Cinderella Castle, along with the entrance plaza in front of the Main Street Train Station, are two of the most photographed icons at Walt Disney World. At one time, it was said that Sleeping Beauty Castle at Disneyland was the most photographed building ever, but that designation is open to debate, with Big Ben, the CN Tower, and the World Trade Center also laying claim to that title in various online discussions.
2005 saw the release of a novel set inside the Magic Kingdom, The Kingdom Keepers by Ridley Pearson. The novel is authorized by Disney, and sees a group of teenagers searching for treasure in the park following clues laid by Walt Disney and his Imagineers. Another novel that takes place inside and around the Magic Kingdom is Cory Doctorow's 2003 science-fiction book Down and Out in the Magic Kingdom.

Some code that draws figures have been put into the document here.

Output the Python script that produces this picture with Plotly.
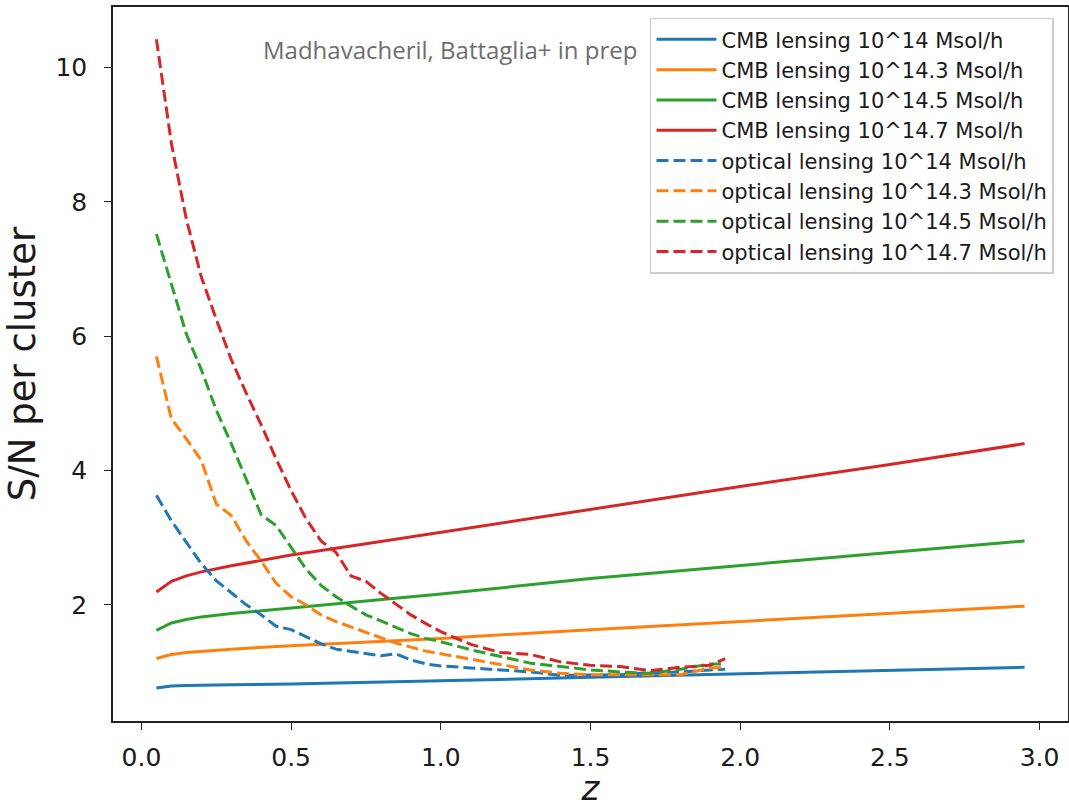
import plotly.graph_objects as go

# CMB lensing (solid) data
z_cmb = [0.05, 0.1, 0.15, 0.2, 0.3, 0.5, 0.75, 1.0, 1.5, 2.0, 2.5, 2.95]
cmb_14 = [0.76, 0.79, 0.80, 0.80, 0.81, 0.82, 0.84, 0.87, 0.92, 0.97, 1.02, 1.07]
cmb_143 = [1.20, 1.26, 1.29, 1.31, 1.34, 1.39, 1.44, 1.50, 1.63, 1.75, 1.87, 1.98]
cmb_145 = [1.62, 1.73, 1.78, 1.82, 1.87, 1.95, 2.06, 2.16, 2.39, 2.59, 2.78, 2.95]
cmb_147 = [2.19, 2.35, 2.43, 2.49, 2.58, 2.74, 2.91, 3.08, 3.43, 3.76, 4.09, 4.40]

# optical lensing (dashed) data
z_opt = [0.05, 0.1, 0.15, 0.2, 0.25, 0.3, 0.35, 0.4, 0.45, 0.5, 0.55, 0.6, 0.65,
         0.7, 0.75, 0.8, 0.85, 0.9, 0.95, 1.0, 1.1, 1.2, 1.3, 1.4, 1.5, 1.6,
         1.7, 1.8, 1.9, 1.95]
opt_14 = [3.63, 3.25, 2.93, 2.61, 2.36, 2.18, 2.00, 1.85, 1.68, 1.63, 1.52, 1.42, 1.34,
          1.31, 1.27, 1.24, 1.27, 1.18, 1.12, 1.09, 1.06, 1.03, 1.00, 0.95, 0.95, 0.96,
          0.99, 1.00, 1.03, 1.04]
opt_143 = [5.70, 4.77, 4.47, 4.15, 3.50, 3.33, 2.95, 2.65, 2.32, 2.12, 2.00, 1.85, 1.75,
           1.67, 1.59, 1.51, 1.43, 1.37, 1.31, 1.27, 1.19, 1.11, 1.03, 0.98, 0.96, 0.96,
           0.96, 0.96, 1.06, 1.07]
opt_145 = [7.52, 6.77, 6.03, 5.50, 4.90, 4.40, 3.86, 3.34, 3.18, 2.86, 2.53, 2.29, 2.12,
           1.98, 1.85, 1.76, 1.67, 1.57, 1.50, 1.45, 1.33, 1.23, 1.13, 1.08, 1.03, 1.00,
           0.98, 1.04, 1.12, 1.12]
opt_147 = [10.42, 8.87, 7.74, 6.88, 6.25, 5.65, 5.15, 4.68, 4.17, 3.70, 3.28, 2.95, 2.78,
           2.43, 2.35, 2.17, 2.01, 1.85, 1.72, 1.60, 1.41, 1.29, 1.26, 1.15, 1.10, 1.08,
           1.02, 1.07, 1.10, 1.20]

masses = ["10^14", "10^14.3", "10^14.5", "10^14.7"]
colors = ["#1f77b4", "#ff7f0e", "#2ca02c", "#d62728"]
cmb_series = [cmb_14, cmb_143, cmb_145, cmb_147]
opt_series = [opt_14, opt_143, opt_145, opt_147]

fig = go.Figure()
for m, c, y in zip(masses, colors, cmb_series):
    fig.add_trace(go.Scatter(x=z_cmb, y=y, mode="lines", name=f"CMB lensing {m} Msol/h",
                             line=dict(color=c, width=3)))
for m, c, y in zip(masses, colors, opt_series):
    fig.add_trace(go.Scatter(x=z_opt, y=y, mode="lines", name=f"optical lensing {m} Msol/h",
                             line=dict(color=c, width=3, dash="12px,5px")))

fig.add_annotation(text="Madhavacheril, Battaglia+ in prep", xref="paper", yref="paper",
                   x=0.353, y=0.94, xanchor="center", yanchor="middle", showarrow=False,
                   font=dict(family="Open Sans", size=24, color="#6e6e6e"))

axis_common = dict(showline=True, linecolor="#222222", linewidth=1.6, mirror=True,
                   ticks="outside", ticklen=7, tickwidth=1.4, tickcolor="#222222",
                   showgrid=False, zeroline=False, automargin=False,
                   tickfont=dict(family="DejaVu Sans", size=25, color="#1a1a1a"))

fig.update_layout(
    width=1069, height=808,
    margin=dict(l=113, r=1, t=7, b=87),
    plot_bgcolor="white", paper_bgcolor="white",
    xaxis=dict(range=[-0.095, 3.095], tickvals=[0, 0.5, 1, 1.5, 2, 2.5, 3],
               ticktext=["0.0", "0.5", "1.0", "1.5", "2.0", "2.5", "3.0"],
               ticklabelstandoff=6,
               title=dict(text="<i>z</i>", font=dict(family="DejaVu Sans", size=34, color="#1a1a1a"),
                          standoff=21),
               **axis_common),
    yaxis=dict(range=[0.27, 10.9], tickvals=[2, 4, 6, 8, 10],
               ticklabelstandoff=12,
               title=dict(text="S/N per cluster", font=dict(family="DejaVu Sans", size=37, color="#1a1a1a"),
                          standoff=8),
               **axis_common),
    legend=dict(x=0.5623, y=0.985, xanchor="left", yanchor="top",
                bgcolor="rgba(255,255,255,0.85)", bordercolor="#cccccc", borderwidth=1.5,
                font=dict(family="DejaVu Sans", size=21, color="#1a1a1a"),
                itemwidth=60),
)

fig.write_html("out.html",
               post_script="document.body.style.margin='0';document.body.style.overflow='hidden';")
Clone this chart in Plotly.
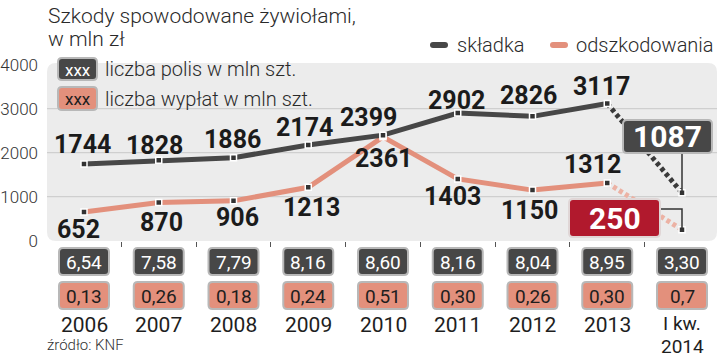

The Magic Kingdom park is constructed above a series of tunnels called utilidors, short for "utility corridors," used by park employees (cast members) to reach areas inside and outside the park without being seen by park Guests. This means that Cast Members in Adventureland outfits never have to be seen in Main Street, USA, for example - this comes from an occasion in Disneyland when Walt Disney spotted a Frontierland cowboy strolling through Tomorrowland. The utilidors were built at ground level (due to Florida's high water table) and the area around them was filled in with dirt from the "Seven Seas Lagoon" which was being dug in front of the park, and the Magic Kingdom itself was built on top. This means that, technically, ground level inside the Magic Kingdom is actually on the second story. These tunnels do not extend to areas constructed after the park was originally built. The utilidors were originally planned to be used for every park, but due to financial constraints they were not used in any of the other Walt Disney World theme parks, except for a small network of utilidors in the Future World area of Epcot and under Pleasure Island.
The Magic Kingdom itself is the setting for the Disney on Ice play, Disney Presents Pixar's The Incredibles in a Magic Kingdom Adventure.